Power doing useful work, measured in watts (W). Also called active power. P = V·I·cos(φ). See Complex Power.

Reference Bus

See Slack Bus.

Reliability

Ability of the power system to deliver electricity to customers. Measured by indices like LOLE, EUE, SAIDI. See Reliability Guide.

Reserve

Generation capacity held back for contingencies. Types: spinning reserve (online, synchronized), non-spinning reserve (offline, quick-start).

Resistance (R)

Real part of impedance, representing energy dissipation. Causes I²R losses. Lower resistance means more efficient transmission.

S

SAIDI (System Average Interruption Duration Index)

Reliability metric: average outage duration per customer. SAIDI = (Sum of customer interruption durations) / (Total customers).

SCADA (Supervisory Control and Data Acquisition)

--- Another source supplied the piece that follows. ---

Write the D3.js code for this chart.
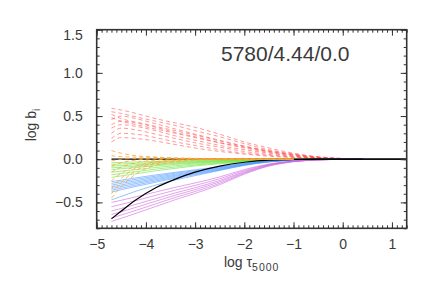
<!DOCTYPE html>
<html>
<head>
<meta charset="utf-8">
<script src="https://cdn.jsdelivr.net/npm/d3@7"></script>
<style>
  html, body { margin: 0; padding: 0; background: #fff; }
  svg { display: block; }
  text { font-family: "Liberation Sans", Arial, sans-serif; fill: #3a3a3a; }
</style>
</head>
<body>
<svg id="chart" width="436" height="290"></svg>
<script>
// ---------------- data ----------------
const logTau = [-4.7, -4.5, -4.2, -3.8, -3.4, -3.0, -2.5, -2.0, -1.5, -1.0, -0.5, 0.0, 0.4];

const xTicks = [-5, -4, -3, -2, -1, 0, 1];
const yTicks = [-0.5, 0.0, 0.5, 1.0, 1.5];

const redSeries = [
  [0.59, 0.57, 0.53, 0.47, 0.42, 0.37, 0.29, 0.20, 0.13, 0.07, 0.03, 0.01, null],
  [0.55, 0.53, 0.49, 0.44, 0.39, 0.33, 0.26, 0.18, 0.11, 0.06, 0.025, 0.008, null],
  [0.52, 0.47, 0.43, 0.38, 0.33, 0.28, 0.21, 0.15, 0.10, 0.055, 0.022, 0.006, null],
  [0.48, 0.44, 0.40, 0.35, 0.30, 0.25, 0.19, 0.14, 0.09, 0.05, 0.02, 0.005, null],
  [0.46, 0.50, 0.47, 0.41, 0.35, 0.29, 0.22, 0.15, 0.09, 0.05, 0.02, 0.006, null],
  [0.40, 0.44, 0.42, 0.37, 0.31, 0.26, 0.19, 0.13, 0.08, 0.04, 0.018, 0.005, null],
  [0.36, 0.40, 0.38, 0.33, 0.27, 0.22, 0.16, 0.11, 0.07, 0.035, 0.015, 0.004, null],
  [0.30, 0.36, 0.34, 0.29, 0.24, 0.19, 0.14, 0.09, 0.055, 0.03, 0.012, 0.003, null],
  [0.24, 0.30, 0.29, 0.25, 0.20, 0.16, 0.11, 0.07, 0.045, 0.025, 0.01, 0.003, null],
  [0.20, 0.25, 0.24, 0.21, 0.17, 0.13, 0.09, 0.06, 0.035, 0.02, 0.008, 0.002, null]
];

const orangeSeries = [
  [0.10, 0.07, 0.04, 0.025, 0.015, 0.01, 0.005, 0.002, 0.0, 0.0, null, null, null],
  [0.04, 0.03, 0.025, 0.02, 0.012, 0.008, 0.004, 0.002, 0.0, 0.0, null, null, null],
  [-0.02, 0.0, 0.01, 0.012, 0.01, 0.006, 0.003, 0.001, 0.0, 0.0, null, null, null],
  [-0.08, -0.04, -0.01, 0.005, 0.008, 0.005, 0.003, 0.001, 0.0, 0.0, null, null, null],
  [-0.15, -0.09, -0.04, -0.01, 0.003, 0.004, 0.002, 0.001, 0.0, 0.0, null, null, null],
  [-0.25, -0.16, -0.08, -0.03, -0.005, 0.002, 0.002, 0.001, 0.0, 0.0, null, null, null],
  [-0.34, -0.22, -0.10, -0.04, -0.012, 0.0, 0.001, 0.0, 0.0, 0.0, null, null, null],
  [-0.40, -0.27, -0.13, -0.05, -0.02, -0.004, 0.0, 0.0, 0.0, 0.0, null, null, null],
  [-0.45, -0.32, -0.17, -0.07, -0.03, -0.008, -0.002, 0.0, 0.0, 0.0, null, null, null]
];

const greenSeries = [
  [-0.04, -0.037, -0.032, -0.026, -0.02, -0.015, -0.01, -0.006, -0.003, -0.001, 0, 0, 0],
  [-0.06, -0.055, -0.048, -0.038, -0.03, -0.022, -0.015, -0.009, -0.004, -0.0015, 0, 0, 0],
  [-0.08, -0.074, -0.064, -0.051, -0.04, -0.03, -0.02, -0.012, -0.006, -0.002, -0.001, 0, 0],
  [-0.10, -0.092, -0.08, -0.064, -0.05, -0.037, -0.025, -0.015, -0.007, -0.0025, -0.001, 0, 0],
  [-0.12, -0.11, -0.096, -0.077, -0.06, -0.044, -0.03, -0.018, -0.008, -0.003, -0.001, 0, 0],
  [-0.15, -0.138, -0.12, -0.096, -0.075, -0.055, -0.038, -0.022, -0.01, -0.004, -0.001, 0, 0],
  [-0.18, -0.166, -0.144, -0.115, -0.09, -0.067, -0.045, -0.027, -0.013, -0.0045, -0.0015, 0, 0],
  [-0.21, -0.193, -0.168, -0.134, -0.105, -0.078, -0.053, -0.032, -0.015, -0.005, -0.002, 0, 0]
];

const blueSeries = [
  [-0.26, -0.242, -0.216, -0.182, -0.151, -0.122, -0.086, -0.047, -0.021, -0.0065, -0.002, 0, 0],
  [-0.28, -0.26, -0.232, -0.196, -0.162, -0.132, -0.092, -0.05, -0.022, -0.007, -0.002, 0, 0],
  [-0.30, -0.279, -0.249, -0.21, -0.174, -0.141, -0.099, -0.054, -0.024, -0.0075, -0.002, 0, 0],
  [-0.32, -0.298, -0.266, -0.224, -0.186, -0.15, -0.106, -0.058, -0.026, -0.008, -0.002, 0, 0],
  [-0.34, -0.316, -0.282, -0.238, -0.197, -0.16, -0.112, -0.061, -0.027, -0.0085, -0.002, 0, 0],
  [-0.36, -0.335, -0.299, -0.252, -0.209, -0.169, -0.119, -0.065, -0.029, -0.009, -0.0025, 0, 0],
  [-0.38, -0.353, -0.315, -0.266, -0.22, -0.179, -0.125, -0.068, -0.03, -0.0095, -0.0025, 0, 0],
  [-0.47, -0.43, -0.37, -0.30, -0.24, -0.19, -0.13, -0.072, -0.032, -0.01, -0.003, 0, 0]
];

const purpleSeries = [
  [-0.50, -0.475, -0.435, -0.38, -0.325, -0.275, -0.205, -0.12, -0.055, -0.02, -0.006, -0.001, 0],
  [-0.55, -0.523, -0.479, -0.418, -0.358, -0.303, -0.226, -0.132, -0.06, -0.022, -0.0066, -0.001, 0],
  [-0.60, -0.57, -0.522, -0.456, -0.39, -0.33, -0.246, -0.144, -0.066, -0.024, -0.007, -0.001, 0],
  [-0.64, -0.608, -0.557, -0.486, -0.416, -0.352, -0.262, -0.154, -0.07, -0.026, -0.008, -0.001, 0],
  [-0.68, -0.646, -0.592, -0.517, -0.442, -0.374, -0.279, -0.163, -0.075, -0.027, -0.008, -0.001, 0],
  [-0.72, -0.684, -0.626, -0.547, -0.468, -0.396, -0.295, -0.173, -0.079, -0.029, -0.009, -0.0015, 0]
];

const blackCurve = [-0.69, -0.60, -0.47, -0.33, -0.23, -0.15, -0.08, -0.035, -0.01, -0.003, 0, 0, 0];

const zeroLineX = [-4.7, 1.3];
const zeroLineY = [0, 0];

const modelLabel = "5780/4.44/0.0";

// ---------------- layout ----------------
const W = 436, H = 290;
const margin = { left: 96.7, right: 29.3, top: 29.7, bottom: 61.7 };
const svg = d3.select("#chart");

const x = d3.scaleLinear().domain([-5, 1.3]).range([margin.left, W - margin.right]);
const y = d3.scaleLinear().domain([-0.8, 1.5]).range([H - margin.bottom, margin.top]);

svg.append("clipPath").attr("id", "plotclip").append("rect")
  .attr("x", x(-5)).attr("y", y(1.5))
  .attr("width", x(1.3) - x(-5)).attr("height", y(-0.8) - y(1.5));

const plot = svg.append("g").attr("clip-path", "url(#plotclip)");

const line = d3.line()
  .defined(d => d.v !== null)
  .x(d => x(d.t))
  .y(d => y(d.v))
  .curve(d3.curveMonotoneX);

function toPts(vals) { return vals.map((v, i) => ({ t: logTau[i], v: v })); }

function drawGroup(series, color, dash, width, opacity) {
  plot.append("g").selectAll("path").data(series).join("path")
    .attr("d", s => line(toPts(s)))
    .attr("fill", "none")
    .attr("stroke", color)
    .attr("stroke-width", width)
    .attr("stroke-opacity", opacity)
    .attr("stroke-dasharray", dash);
}

drawGroup(redSeries, "#ff4848", "4,3", 0.7, 0.8);
drawGroup(greenSeries, "#6ee03a", null, 0.7, 0.85);
drawGroup(blueSeries, "#4a98ff", null, 0.7, 0.85);
drawGroup(purpleSeries, "#cc66dd", null, 0.7, 0.85);

// black curve
plot.append("path")
  .attr("d", line(toPts(blackCurve).concat([{ t: 1.3, v: 0 }])))
  .attr("fill", "none").attr("stroke", "#000").attr("stroke-width", 1.2);

// zero reference line
plot.append("path")
  .attr("d", d3.line().x(d => x(d[0])).y(d => y(d[1]))(zeroLineX.map((t, i) => [t, zeroLineY[i]])))
  .attr("fill", "none").attr("stroke", "#000").attr("stroke-width", 1.2);

drawGroup(orangeSeries, "#ffa830", "4,3", 0.9, 0.9);

// ---------------- axes ----------------
const xMinor = d3.range(-5, 1.3001, 0.1).map(v => Math.round(v * 10) / 10);
const yMinor = d3.range(-0.8, 1.5001, 0.1).map(v => Math.round(v * 10) / 10);
const fmtY = d3.format(".1f");

function axisStyle(g) {
  g.select(".domain").remove();
  g.selectAll(".tick line").attr("stroke", "#333").attr("stroke-width", 1);
  g.selectAll("text").style("font-size", "14px").attr("fill", "#3a3a3a");
}

// bottom
svg.append("g").attr("transform", `translate(0,${y(-0.8)})`)
  .call(d3.axisBottom(x).tickValues(xMinor).tickSize(-3).tickFormat(""))
  .call(axisStyle);
svg.append("g").attr("transform", `translate(0,${y(-0.8)})`)
  .call(d3.axisBottom(x).tickValues(xTicks).tickSize(-6).tickPadding(11).tickFormat(d3.format("d")))
  .call(axisStyle);
// top
svg.append("g").attr("transform", `translate(0,${y(1.5)})`)
  .call(d3.axisTop(x).tickValues(xMinor).tickSize(-3).tickFormat(""))
  .call(axisStyle);
svg.append("g").attr("transform", `translate(0,${y(1.5)})`)
  .call(d3.axisTop(x).tickValues(xTicks).tickSize(-6).tickFormat(""))
  .call(axisStyle);
// left
svg.append("g").attr("transform", `translate(${x(-5)},0)`)
  .call(d3.axisLeft(y).tickValues(yMinor).tickSize(-3).tickFormat(""))
  .call(axisStyle);
const yAx = svg.append("g").attr("transform", `translate(${x(-5)},0)`)
  .call(d3.axisLeft(y).tickValues(yTicks).tickSize(-6).tickPadding(14).tickFormat(fmtY))
  .call(axisStyle);
yAx.selectAll(".tick").filter(d => d === 1.5).select("text").attr("dy", "0.72em");
// right
svg.append("g").attr("transform", `translate(${x(1.3)},0)`)
  .call(d3.axisRight(y).tickValues(yMinor).tickSize(-3).tickFormat(""))
  .call(axisStyle);
svg.append("g").attr("transform", `translate(${x(1.3)},0)`)
  .call(d3.axisRight(y).tickValues(yTicks).tickSize(-6).tickFormat(""))
  .call(axisStyle);

// frame
svg.append("rect")
  .attr("x", x(-5)).attr("y", y(1.5))
  .attr("width", x(1.3) - x(-5)).attr("height", y(-0.8) - y(1.5))
  .attr("fill", "none").attr("stroke", "#333").attr("stroke-width", 1.6);

// axis titles
const xt = svg.append("text")
  .attr("x", (x(-5) + x(1.3)) / 2).attr("y", 267)
  .attr("text-anchor", "middle").style("font-size", "14px");
xt.append("tspan").text("log \u03C4");
xt.append("tspan").attr("dy", 4).style("font-size", "10.5px").attr("letter-spacing", "1").text("5000");

const yt = svg.append("text")
  .attr("transform", `translate(36,${(y(-0.8) + y(1.5)) / 2 - 4}) rotate(-90)`)
  .attr("text-anchor", "middle").style("font-size", "14px");
yt.append("tspan").text("log b");
yt.append("tspan").attr("dy", 4).style("font-size", "10.5px").text("i");

// model label
svg.append("text")
  .attr("x", 221).attr("y", 61)
  .style("font-size", "21px").attr("fill", "#3a3a3a")
  .text(modelLabel);
</script>
</body>
</html>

System for real-time monitoring and control of grid equipment. Provides measurements for state estimation.

Security

Ability to withstand disturbances without cascading failures. Security-constrained OPF ensures N-1 security.

Shunt

Element connected between bus and ground. Shunt capacitors inject reactive power; shunt reactors absorb it. Modeled as admittance to ground.

Slack Bus

Reference bus with fixed voltage angle (θ = 0) that absorbs power imbalance. Every synchronous island needs exactly one slack bus. Also supplies/absorbs losses. See Bus Types.

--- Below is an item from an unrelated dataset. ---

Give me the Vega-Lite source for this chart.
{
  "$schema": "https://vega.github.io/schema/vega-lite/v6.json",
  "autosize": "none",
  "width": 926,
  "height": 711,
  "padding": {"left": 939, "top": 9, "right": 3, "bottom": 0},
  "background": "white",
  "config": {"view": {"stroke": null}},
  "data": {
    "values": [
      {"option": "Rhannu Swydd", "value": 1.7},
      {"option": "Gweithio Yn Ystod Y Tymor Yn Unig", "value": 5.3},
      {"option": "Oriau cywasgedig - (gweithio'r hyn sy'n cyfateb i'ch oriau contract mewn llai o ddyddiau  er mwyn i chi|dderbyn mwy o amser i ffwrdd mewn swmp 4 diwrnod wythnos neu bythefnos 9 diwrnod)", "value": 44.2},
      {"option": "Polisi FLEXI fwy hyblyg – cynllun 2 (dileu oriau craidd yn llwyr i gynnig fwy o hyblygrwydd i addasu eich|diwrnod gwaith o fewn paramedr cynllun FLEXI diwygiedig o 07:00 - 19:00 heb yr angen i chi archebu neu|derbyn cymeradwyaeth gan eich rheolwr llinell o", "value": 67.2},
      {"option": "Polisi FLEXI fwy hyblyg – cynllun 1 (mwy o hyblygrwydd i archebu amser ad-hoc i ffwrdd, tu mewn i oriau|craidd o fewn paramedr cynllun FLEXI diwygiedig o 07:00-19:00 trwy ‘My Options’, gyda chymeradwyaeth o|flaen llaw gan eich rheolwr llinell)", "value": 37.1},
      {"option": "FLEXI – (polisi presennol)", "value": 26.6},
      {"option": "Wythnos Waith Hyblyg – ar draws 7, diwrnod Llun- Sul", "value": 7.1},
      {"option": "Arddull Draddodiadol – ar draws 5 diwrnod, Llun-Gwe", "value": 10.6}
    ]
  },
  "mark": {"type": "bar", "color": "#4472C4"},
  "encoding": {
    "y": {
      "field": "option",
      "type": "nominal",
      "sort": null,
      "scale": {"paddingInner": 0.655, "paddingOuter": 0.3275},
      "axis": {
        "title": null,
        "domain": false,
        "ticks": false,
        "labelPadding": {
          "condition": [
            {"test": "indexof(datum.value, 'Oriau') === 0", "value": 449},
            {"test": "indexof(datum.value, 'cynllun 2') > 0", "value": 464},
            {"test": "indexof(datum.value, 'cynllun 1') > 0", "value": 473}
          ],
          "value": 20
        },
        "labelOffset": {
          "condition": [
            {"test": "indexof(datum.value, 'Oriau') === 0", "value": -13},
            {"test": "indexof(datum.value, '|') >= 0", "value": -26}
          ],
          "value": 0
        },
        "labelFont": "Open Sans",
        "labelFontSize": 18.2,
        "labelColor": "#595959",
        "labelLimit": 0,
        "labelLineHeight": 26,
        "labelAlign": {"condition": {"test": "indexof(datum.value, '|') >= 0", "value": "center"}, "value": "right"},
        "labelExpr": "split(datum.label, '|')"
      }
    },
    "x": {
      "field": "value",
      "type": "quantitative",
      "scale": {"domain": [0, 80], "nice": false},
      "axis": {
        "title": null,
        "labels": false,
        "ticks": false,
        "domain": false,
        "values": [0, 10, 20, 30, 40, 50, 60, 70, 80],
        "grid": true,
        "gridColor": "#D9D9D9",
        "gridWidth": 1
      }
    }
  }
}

SOCP (Second-Order Cone Program)

Convex optimization with conic constraints. SOCP relaxation of OPF provides lower bounds and often tight solutions for radial networks. See OPF Guide.

State Estimation

Determining system state (voltage magnitudes and angles) from redundant measurements. Filters measurement noise and detects bad data. See State Estimation Guide.

Steady State

Operating condition where all quantities are constant (or periodic at system frequency). Power flow analyzes steady state; dynamic simulation analyzes transients.

Substation

Facility housing transformers, switches, and protection equipment. Buses often represent substation nodes.

Susceptance (B)

Imaginary part of admittance. B > 0 for capacitors (inject Q); B < 0 for inductors (absorb Q).

Swing Bus

See Slack Bus.

T

Tap Ratio

Transformer turns ratio, typically near 1.0 with ±10% adjustment range. Off-nominal taps provide voltage regulation. Modeled in Y-bus and branch equations.

TEP (Transmission Expansion Planning)

Optimization determining which new lines to build to serve future load while meeting reliability standards. See gat-algo TEP module.

Thermal Limit

Maximum power flow a branch can carry without overheating. Determined by conductor ampacity and ambient temperature. Enforced as |S| ≤ S_max in OPF.

Tie-Line

Transmission line connecting two control areas. Tie-line flows are scheduled and monitored for interchange accounting.

Topology

The structure of network connections: which buses connect via which branches. Graph analysis reveals islands, critical branches, and redundancy.

Transformer

Device changing voltage level via electromagnetic induction. Modeled with tap ratio and impedance. Step-up transformers connect generators; step-down serve loads.

Transmission

High-voltage bulk power transfer, typically 69 kV and above. Distinguished from distribution by voltage level and radial vs. networked topology.

U

Unit Commitment

Day-ahead optimization deciding which generators to start/stop. Considers startup costs, minimum up/down times, and forecast demand.

V

VAR (Volt-Ampere Reactive)

Unit of reactive power. See Reactive Power.

Voltage

Electric potential difference driving current. Transmission voltages: 115-765 kV. Distribution: 4-35 kV. Measured in volts (V) or per-unit.

Voltage Collapse

Cascading voltage decline when reactive power support is exhausted. Prevented by maintaining adequate reactive reserves and voltage margins.

Voltage Magnitude (|V|)

The absolute value of complex voltage, typically 0.95-1.05 p.u. for normal operation. Controlled by generator excitation, tap changers, and reactive devices.

VVO (Volt-VAR Optimization)

Distribution automation optimizing voltage regulator and capacitor bank settings to minimize losses while maintaining voltage quality.

W

Warm Start

Initial guess from a previous solution, accelerating convergence. Useful for contingency analysis where cases differ slightly.

Watt (W)

Unit of real power: 1 W = 1 J/s = 1 V·A·cos(φ).

WLS (Weighted Least Squares)

State estimation algorithm minimizing weighted sum of squared measurement residuals. Standard approach for transmission state estimation.

X

X (Reactance)

See Reactance.

Y

Y-Bus (Admittance Matrix)

Sparse matrix Y where Y_ij = -y_ij (off-diagonal) and Y_ii = Σy + shunts (diagonal). Fundamental to power flow: I = Y·V. GAT builds Y-bus in ybus.rs. See Y-Bus Matrix.

Z

Z-Bus (Impedance Matrix)

Inverse of Y-bus: Z = Y⁻¹. Dense matrix used for fault analysis. Rarely formed explicitly for large networks.

Zone

Subregion within an area for loss calculation or pricing. Zonal pricing aggregates buses into price zones.